Pros and cons of locking in your mortgage interest rate

Like most decisions, there are pros and cons to locking in your rate.

Pros

  • It protects you from a rate increase
  • It sustains your buying power
  • It’s usually less expensive than a rate increase
  • It’s a simple process

Cons

  • A longer rate lock affects your initial interest rate
  • You usually cannot take advantage of a drop in interest rates
  • Extending the rate lock can be expensive
  • You might feel like you wasted money if rates don’t increase

Things to consider

When considering locking in your rate, there are some things consumers should take into account.

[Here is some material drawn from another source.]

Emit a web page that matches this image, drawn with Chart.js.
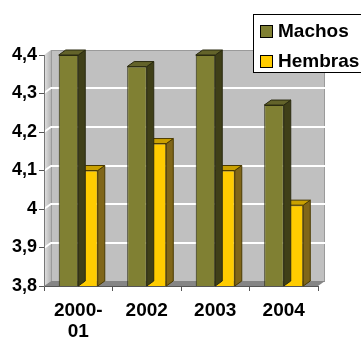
<!DOCTYPE html>
<html>
<head>
<meta charset="utf-8">
<script src="https://cdn.jsdelivr.net/npm/chart.js@4/dist/chart.umd.min.js"></script>
<style>
  html, body { margin: 0; padding: 0; background: #fff; }
  #wrap { width: 361px; height: 338px; position: relative; }
</style>
</head>
<body>
<div id="wrap"><canvas id="c"></canvas></div>
<script>
// Data
const categories = [['2000-', '01'], '2002', '2003', '2004'];
const machos = [4.4, 4.37, 4.4, 4.27];
const hembras = [4.1, 4.17, 4.1, 4.01];
const seriesNames = ['Machos', 'Hembras'];
const yMin = 3.8, yMax = 4.4, yStep = 0.1;
const yTickLabels = ['3,8', '3,9', '4', '4,1', '4,2', '4,3', '4,4'];

// Look of the pseudo-3D faces
const DX = 7, DY = -5;
const faces = [
  { front: '#808033', side: '#3f3f18', top: '#63632a', edge: '#2a2a10' },
  { front: '#ffcc00', side: '#806619', top: '#c9a000', edge: '#4a3a00' }
];
const FONT = '"Liberation Sans", Arial, sans-serif';

// Back wall, side wall, floor and wall gridlines
const walls = {
  id: 'walls',
  beforeDraw(chart) {
    const { ctx, chartArea: ca, scales: { y } } = chart;
    const w = ca.right - ca.left, h = ca.bottom - ca.top;
    ctx.save();
    // back wall
    ctx.fillStyle = '#c0c0c0';
    ctx.fillRect(ca.left + DX, ca.top + DY, w, h);
    ctx.strokeStyle = '#9a9a9a';
    ctx.lineWidth = 1;
    ctx.strokeRect(ca.left + DX + 0.5, ca.top + DY + 0.5, w - 1, h);
    // side wall
    const g = ctx.createLinearGradient(ca.left, 0, ca.left + DX, 0);
    g.addColorStop(0, '#e4e4e4');
    g.addColorStop(1, '#b4b4b4');
    ctx.fillStyle = g;
    ctx.beginPath();
    ctx.moveTo(ca.left, ca.top);
    ctx.lineTo(ca.left + DX, ca.top + DY);
    ctx.lineTo(ca.left + DX, ca.bottom + DY);
    ctx.lineTo(ca.left, ca.bottom);
    ctx.closePath();
    ctx.fill();
    // floor
    ctx.fillStyle = '#858585';
    ctx.beginPath();
    ctx.moveTo(ca.left, ca.bottom);
    ctx.lineTo(ca.left + DX, ca.bottom + DY);
    ctx.lineTo(ca.right + DX, ca.bottom + DY);
    ctx.lineTo(ca.right, ca.bottom);
    ctx.closePath();
    ctx.fill();
    // gridlines on the walls
    ctx.strokeStyle = '#ffffff';
    ctx.lineWidth = 2;
    y.ticks.forEach(t => {
      if (t.value <= yMin + 1e-9 || t.value >= yMax - 1e-9) return;
      const py = Math.round(y.getPixelForValue(t.value));
      ctx.beginPath();
      ctx.moveTo(ca.left, py);
      ctx.lineTo(ca.left + DX, py + DY);
      ctx.lineTo(ca.right + DX, py + DY);
      ctx.stroke();
    });
    ctx.restore();
  }
};

// Side and top faces of each bar
const bars3d = {
  id: 'bars3d',
  afterDatasetDraw(chart, args) {
    const { ctx, chartArea: ca } = chart;
    const f = faces[args.index];
    ctx.save();
    ctx.lineWidth = 1;
    ctx.strokeStyle = f.edge;
    args.meta.data.forEach(bar => {
      const p = bar.getProps(['x', 'y', 'base', 'width'], true);
      const y = p.y, base = Math.min(p.base, ca.bottom);
      const l = p.x - p.width / 2, r = p.x + p.width / 2;
      // side face
      ctx.fillStyle = f.side;
      ctx.beginPath();
      ctx.moveTo(r, y);
      ctx.lineTo(r + DX, y + DY);
      ctx.lineTo(r + DX, base + DY);
      ctx.lineTo(r, base);
      ctx.closePath();
      ctx.fill();
      ctx.stroke();
      // top face
      ctx.fillStyle = f.top;
      ctx.beginPath();
      ctx.moveTo(l, y);
      ctx.lineTo(l + DX, y + DY);
      ctx.lineTo(r + DX, y + DY);
      ctx.lineTo(r, y);
      ctx.closePath();
      ctx.fill();
      ctx.stroke();
    });
    ctx.restore();
  }
};

// Boxed legend in the upper right corner
const boxLegend = {
  id: 'boxLegend',
  afterDraw(chart) {
    const { ctx } = chart;
    const bx = 253, by = 14, bw = 120, bh = 58;
    ctx.save();
    ctx.fillStyle = '#ffffff';
    ctx.fillRect(bx, by, bw, bh);
    ctx.strokeStyle = '#000';
    ctx.lineWidth = 1;
    ctx.strokeRect(bx + 0.5, by + 0.5, bw, bh);
    ctx.font = 'bold 19px ' + FONT;
    ctx.textBaseline = 'alphabetic';
    chart.data.datasets.forEach((ds, i) => {
      const rowY = by + 11 + i * 30;
      ctx.fillStyle = ds.backgroundColor;
      ctx.fillRect(260.5, rowY + 0.5, 12, 12);
      ctx.strokeStyle = '#000';
      ctx.strokeRect(260.5, rowY + 0.5, 12, 12);
      ctx.fillStyle = '#000';
      ctx.fillText(ds.label, 278, rowY + 12);
    });
    ctx.restore();
  }
};

const tickFont = { family: FONT, size: 19, weight: 'bold', lineHeight: 1.12 };

new Chart(document.getElementById('c'), {
  type: 'bar',
  data: {
    labels: categories,
    datasets: [
      { label: seriesNames[0], data: machos, backgroundColor: faces[0].front,
        borderColor: faces[0].edge, borderWidth: 1,
        categoryPercentage: 0.57, barPercentage: 1.0 },
      { label: seriesNames[1], data: hembras, backgroundColor: faces[1].front,
        borderColor: faces[1].edge, borderWidth: 1,
        categoryPercentage: 0.57, barPercentage: 1.0 }
    ]
  },
  options: {
    responsive: true,
    maintainAspectRatio: false,
    animation: false,
    layout: { padding: { top: 55, right: 43, left: 0, bottom: 0 } },
    plugins: { legend: { display: false }, tooltip: { enabled: false } },
    scales: {
      x: {
        offset: true,
        grid: { offset: true, drawOnChartArea: false, drawTicks: true, tickLength: 5, color: '#555' },
        border: { display: true, color: '#555', width: 1 },
        ticks: { font: tickFont, color: '#000', padding: 9, maxRotation: 0, autoSkip: false },
        afterFit: s => { s.height = 52; }
      },
      y: {
        min: yMin, max: yMax,
        grid: { drawOnChartArea: false, drawTicks: true, tickLength: 5, color: '#555' },
        border: { display: true, color: '#777', width: 1 },
        ticks: {
          stepSize: yStep,
          font: { family: FONT, size: 18, weight: 'bold' }, color: '#000', padding: 2,
          callback: v => yTickLabels[Math.round((v - yMin) / yStep)]
        },
        afterFit: s => { s.width = 44; }
      }
    }
  },
  plugins: [walls, bars3d, boxLegend]
});
</script>
</body>
</html>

  • Your risk tolerance. Bettencourt said consumers should consider how comfortable they are with risk. “The rate increase or decrease directly affects whether your monthly payment goes up or goes down,” he said. “How risky of an individual are you?”
  • The current market. While no one can predict the future of interest rates, take a look at what rates have been doing in the weeks and months before securing your mortgage.
  • Expected closing date. “You need to be pragmatic and realistic about your closing time frame,” Bettencourt said. If you choose to lock in your rate and have to extend it, that can cost you thousands of dollars.
  • Your eligibility. Consider carefully whether your loan qualification would be affected by an increase in your interest rate.

If you choose to lock in your rate

As you decide whether or not to lock in your mortgage interest rate, Bettencourt stressed the importance of communication before and during the process.

If your lender does not present the option to lock in your rate, simply ask. It will prevent any surprises at the closing table.